Source code of charts
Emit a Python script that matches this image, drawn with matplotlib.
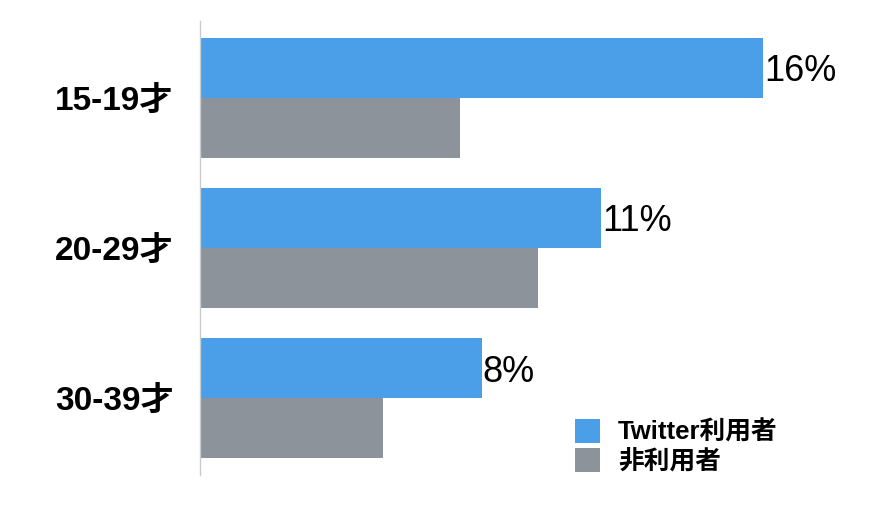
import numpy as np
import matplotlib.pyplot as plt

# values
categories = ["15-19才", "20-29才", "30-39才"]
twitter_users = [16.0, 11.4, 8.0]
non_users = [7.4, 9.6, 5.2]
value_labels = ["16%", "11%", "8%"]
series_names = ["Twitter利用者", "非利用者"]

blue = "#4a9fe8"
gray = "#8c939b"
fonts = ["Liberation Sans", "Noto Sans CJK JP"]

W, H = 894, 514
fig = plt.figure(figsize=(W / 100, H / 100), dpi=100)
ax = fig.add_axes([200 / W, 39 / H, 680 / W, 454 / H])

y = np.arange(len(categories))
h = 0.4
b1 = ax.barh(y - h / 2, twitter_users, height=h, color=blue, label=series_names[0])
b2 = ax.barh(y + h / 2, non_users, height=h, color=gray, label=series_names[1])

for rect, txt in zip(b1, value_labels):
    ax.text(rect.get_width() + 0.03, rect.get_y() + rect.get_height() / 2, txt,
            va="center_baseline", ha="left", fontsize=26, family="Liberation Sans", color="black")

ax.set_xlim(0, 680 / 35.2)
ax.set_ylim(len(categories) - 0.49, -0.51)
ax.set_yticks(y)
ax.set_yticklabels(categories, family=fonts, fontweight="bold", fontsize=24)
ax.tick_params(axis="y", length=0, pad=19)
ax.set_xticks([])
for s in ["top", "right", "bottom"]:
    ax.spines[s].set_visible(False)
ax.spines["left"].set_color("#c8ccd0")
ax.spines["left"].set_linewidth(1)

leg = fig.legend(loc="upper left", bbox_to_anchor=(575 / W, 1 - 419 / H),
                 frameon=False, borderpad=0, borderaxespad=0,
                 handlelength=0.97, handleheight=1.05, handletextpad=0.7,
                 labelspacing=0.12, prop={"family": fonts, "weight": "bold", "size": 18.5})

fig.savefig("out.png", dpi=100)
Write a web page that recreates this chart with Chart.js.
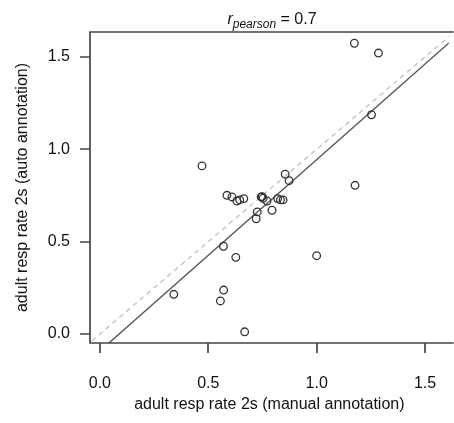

## [What the task asks]
Each entry shown above must be quoted exactly, with its pictures left out.

## [Worked answer]
Emit a Python script that matches this image, drawn with matplotlib.
import numpy as np
import matplotlib.pyplot as plt

# values
categories = ["15-19才", "20-29才", "30-39才"]
twitter_users = [16.0, 11.4, 8.0]
non_users = [7.4, 9.6, 5.2]
value_labels = ["16%", "11%", "8%"]
series_names = ["Twitter利用者", "非利用者"]

blue = "#4a9fe8"
gray = "#8c939b"
fonts = ["Liberation Sans", "Noto Sans CJK JP"]

W, H = 894, 514
fig = plt.figure(figsize=(W / 100, H / 100), dpi=100)
ax = fig.add_axes([200 / W, 39 / H, 680 / W, 454 / H])

y = np.arange(len(categories))
h = 0.4
b1 = ax.barh(y - h / 2, twitter_users, height=h, color=blue, label=series_names[0])
b2 = ax.barh(y + h / 2, non_users, height=h, color=gray, label=series_names[1])

for rect, txt in zip(b1, value_labels):
    ax.text(rect.get_width() + 0.03, rect.get_y() + rect.get_height() / 2, txt,
            va="center_baseline", ha="left", fontsize=26, family="Liberation Sans", color="black")

ax.set_xlim(0, 680 / 35.2)
ax.set_ylim(len(categories) - 0.49, -0.51)
ax.set_yticks(y)
ax.set_yticklabels(categories, family=fonts, fontweight="bold", fontsize=24)
ax.tick_params(axis="y", length=0, pad=19)
ax.set_xticks([])
for s in ["top", "right", "bottom"]:
    ax.spines[s].set_visible(False)
ax.spines["left"].set_color("#c8ccd0")
ax.spines["left"].set_linewidth(1)

leg = fig.legend(loc="upper left", bbox_to_anchor=(575 / W, 1 - 419 / H),
                 frameon=False, borderpad=0, borderaxespad=0,
                 handlelength=0.97, handleheight=1.05, handletextpad=0.7,
                 labelspacing=0.12, prop={"family": fonts, "weight": "bold", "size": 18.5})

fig.savefig("out.png", dpi=100)
Write a web page that recreates this chart with Chart.js.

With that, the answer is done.